● What is expected
Select every line holding the word "this" and copy it.

● Supplied records
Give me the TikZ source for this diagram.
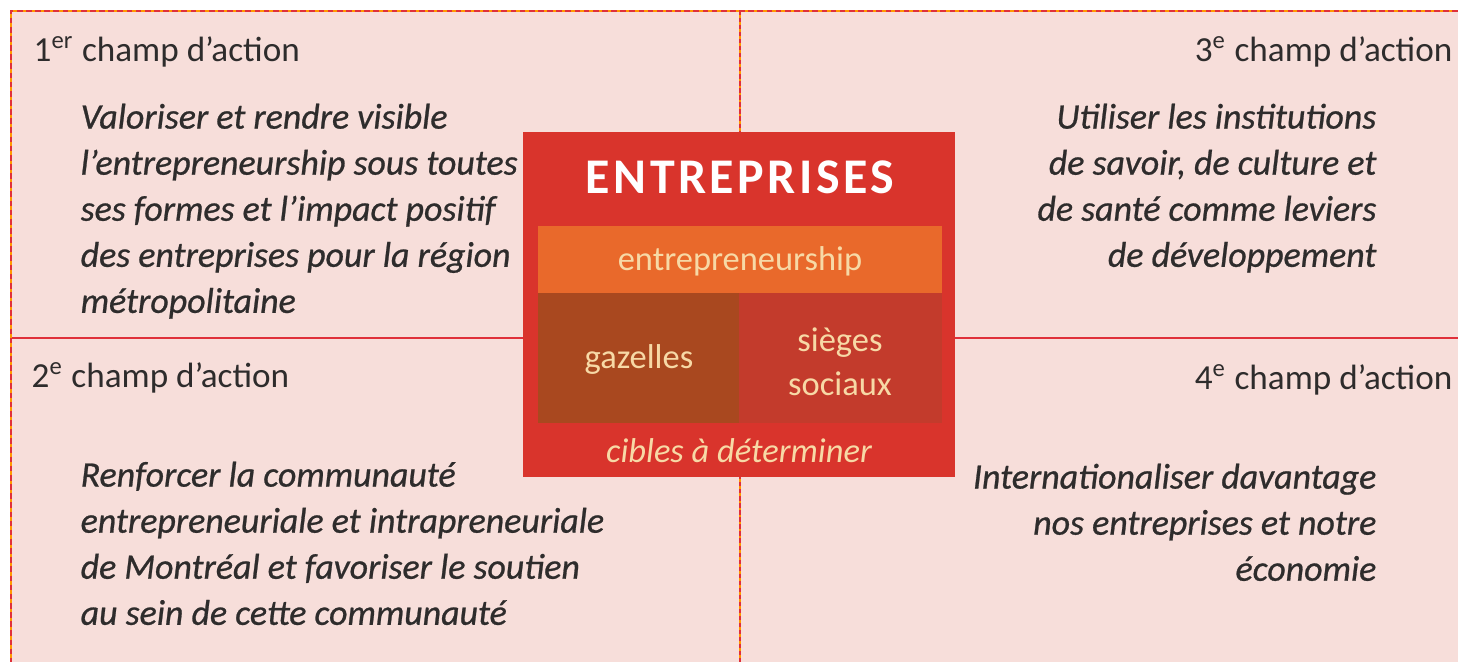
...
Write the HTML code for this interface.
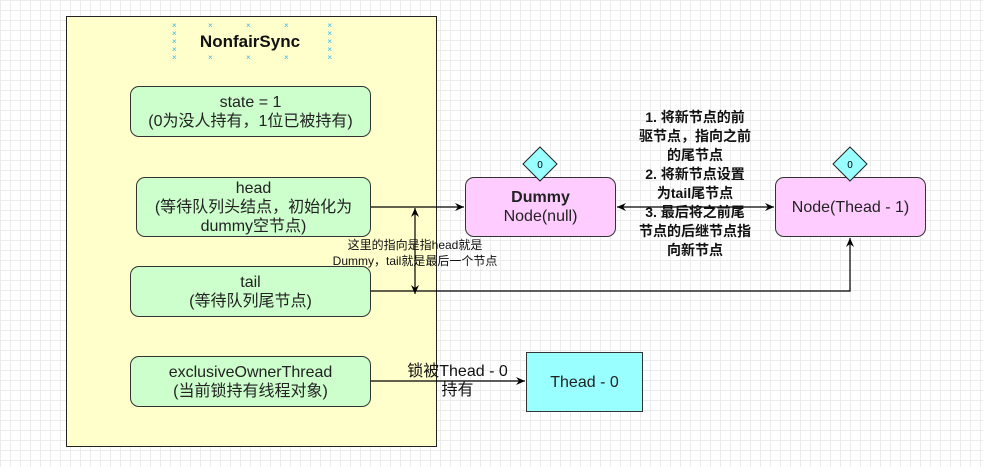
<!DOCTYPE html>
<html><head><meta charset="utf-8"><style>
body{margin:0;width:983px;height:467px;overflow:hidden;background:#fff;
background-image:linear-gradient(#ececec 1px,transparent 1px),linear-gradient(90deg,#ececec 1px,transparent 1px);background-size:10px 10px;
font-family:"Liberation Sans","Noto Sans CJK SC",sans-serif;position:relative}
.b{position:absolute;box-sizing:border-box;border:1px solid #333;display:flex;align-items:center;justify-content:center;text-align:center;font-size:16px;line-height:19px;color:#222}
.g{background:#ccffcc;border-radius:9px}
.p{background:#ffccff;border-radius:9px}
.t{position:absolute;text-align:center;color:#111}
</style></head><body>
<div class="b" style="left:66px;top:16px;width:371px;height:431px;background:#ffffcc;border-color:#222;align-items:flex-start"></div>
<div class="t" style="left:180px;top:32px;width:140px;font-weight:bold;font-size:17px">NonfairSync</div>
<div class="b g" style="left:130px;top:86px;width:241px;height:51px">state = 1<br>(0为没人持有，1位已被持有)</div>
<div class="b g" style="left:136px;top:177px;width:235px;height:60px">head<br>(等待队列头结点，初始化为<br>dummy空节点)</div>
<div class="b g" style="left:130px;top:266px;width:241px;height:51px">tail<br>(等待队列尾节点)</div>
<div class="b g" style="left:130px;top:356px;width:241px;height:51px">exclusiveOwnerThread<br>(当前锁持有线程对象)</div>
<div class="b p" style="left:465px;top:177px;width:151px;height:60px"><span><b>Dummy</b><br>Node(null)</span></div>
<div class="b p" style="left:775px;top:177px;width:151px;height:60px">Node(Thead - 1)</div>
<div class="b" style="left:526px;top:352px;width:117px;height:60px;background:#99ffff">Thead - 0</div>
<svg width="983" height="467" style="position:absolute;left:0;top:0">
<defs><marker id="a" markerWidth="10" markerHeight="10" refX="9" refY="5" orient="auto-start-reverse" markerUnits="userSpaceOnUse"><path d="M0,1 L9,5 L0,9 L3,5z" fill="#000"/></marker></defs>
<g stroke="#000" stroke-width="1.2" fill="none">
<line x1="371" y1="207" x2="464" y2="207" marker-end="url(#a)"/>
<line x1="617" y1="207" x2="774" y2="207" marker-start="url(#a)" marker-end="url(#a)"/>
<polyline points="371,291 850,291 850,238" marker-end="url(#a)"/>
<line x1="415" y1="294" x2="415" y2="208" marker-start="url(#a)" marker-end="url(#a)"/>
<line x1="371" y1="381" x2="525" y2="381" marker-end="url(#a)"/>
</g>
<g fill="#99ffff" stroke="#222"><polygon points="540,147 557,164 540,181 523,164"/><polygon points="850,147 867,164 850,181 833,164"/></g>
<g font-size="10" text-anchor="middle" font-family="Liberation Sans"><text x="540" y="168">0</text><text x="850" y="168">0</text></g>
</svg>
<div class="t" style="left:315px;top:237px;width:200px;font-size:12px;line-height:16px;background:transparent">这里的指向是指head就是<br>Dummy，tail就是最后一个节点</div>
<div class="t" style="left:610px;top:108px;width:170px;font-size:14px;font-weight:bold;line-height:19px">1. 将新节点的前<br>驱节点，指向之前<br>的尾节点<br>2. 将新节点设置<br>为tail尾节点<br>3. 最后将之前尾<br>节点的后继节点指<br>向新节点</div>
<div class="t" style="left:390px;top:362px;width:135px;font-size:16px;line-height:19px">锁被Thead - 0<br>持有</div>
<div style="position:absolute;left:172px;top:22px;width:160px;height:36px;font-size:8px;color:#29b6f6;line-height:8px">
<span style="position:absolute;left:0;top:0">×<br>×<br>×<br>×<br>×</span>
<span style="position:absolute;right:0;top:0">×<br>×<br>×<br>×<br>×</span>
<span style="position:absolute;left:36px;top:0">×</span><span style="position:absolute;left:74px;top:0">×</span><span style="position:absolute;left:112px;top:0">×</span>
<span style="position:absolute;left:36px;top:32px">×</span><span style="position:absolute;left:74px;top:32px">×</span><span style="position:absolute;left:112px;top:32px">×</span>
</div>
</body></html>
---
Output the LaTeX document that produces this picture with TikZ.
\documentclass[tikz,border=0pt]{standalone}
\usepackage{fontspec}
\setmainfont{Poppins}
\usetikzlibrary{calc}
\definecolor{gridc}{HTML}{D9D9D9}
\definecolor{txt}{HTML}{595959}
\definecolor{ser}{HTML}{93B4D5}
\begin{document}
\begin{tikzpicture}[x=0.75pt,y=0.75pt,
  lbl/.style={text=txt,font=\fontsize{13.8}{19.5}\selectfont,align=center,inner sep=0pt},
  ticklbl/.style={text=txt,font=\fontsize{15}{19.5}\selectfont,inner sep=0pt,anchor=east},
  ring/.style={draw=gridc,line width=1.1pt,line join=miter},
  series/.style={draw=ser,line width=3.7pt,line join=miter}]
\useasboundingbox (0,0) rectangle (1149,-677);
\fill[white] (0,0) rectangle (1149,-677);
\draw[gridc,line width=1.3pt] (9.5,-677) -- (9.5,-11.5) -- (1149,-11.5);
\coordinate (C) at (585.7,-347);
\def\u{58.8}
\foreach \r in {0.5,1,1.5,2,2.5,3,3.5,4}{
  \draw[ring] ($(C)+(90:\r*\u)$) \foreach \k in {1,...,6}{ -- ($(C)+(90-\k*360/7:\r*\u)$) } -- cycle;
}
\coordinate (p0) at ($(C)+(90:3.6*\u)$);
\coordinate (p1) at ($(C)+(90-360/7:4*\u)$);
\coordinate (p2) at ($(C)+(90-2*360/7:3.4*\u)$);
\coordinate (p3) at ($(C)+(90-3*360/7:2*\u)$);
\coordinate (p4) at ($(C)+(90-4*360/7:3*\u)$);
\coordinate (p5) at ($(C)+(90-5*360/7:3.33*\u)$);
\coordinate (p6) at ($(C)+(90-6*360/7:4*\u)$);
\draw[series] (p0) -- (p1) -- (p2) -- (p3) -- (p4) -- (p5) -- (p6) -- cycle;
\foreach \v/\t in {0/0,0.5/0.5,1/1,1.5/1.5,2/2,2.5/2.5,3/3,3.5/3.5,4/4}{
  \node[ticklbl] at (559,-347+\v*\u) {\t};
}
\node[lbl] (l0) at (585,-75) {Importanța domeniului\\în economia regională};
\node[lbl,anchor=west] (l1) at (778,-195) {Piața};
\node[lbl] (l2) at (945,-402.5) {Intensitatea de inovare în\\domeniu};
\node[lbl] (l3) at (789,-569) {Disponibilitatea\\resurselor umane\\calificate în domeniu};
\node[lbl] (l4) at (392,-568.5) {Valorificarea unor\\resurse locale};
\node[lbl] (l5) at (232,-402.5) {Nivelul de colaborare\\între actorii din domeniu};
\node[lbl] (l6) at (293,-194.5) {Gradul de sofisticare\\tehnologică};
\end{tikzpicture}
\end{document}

● Finished answer
Give me the TikZ source for this diagram.
Write the HTML code for this interface.
Output the LaTeX document that produces this picture with TikZ.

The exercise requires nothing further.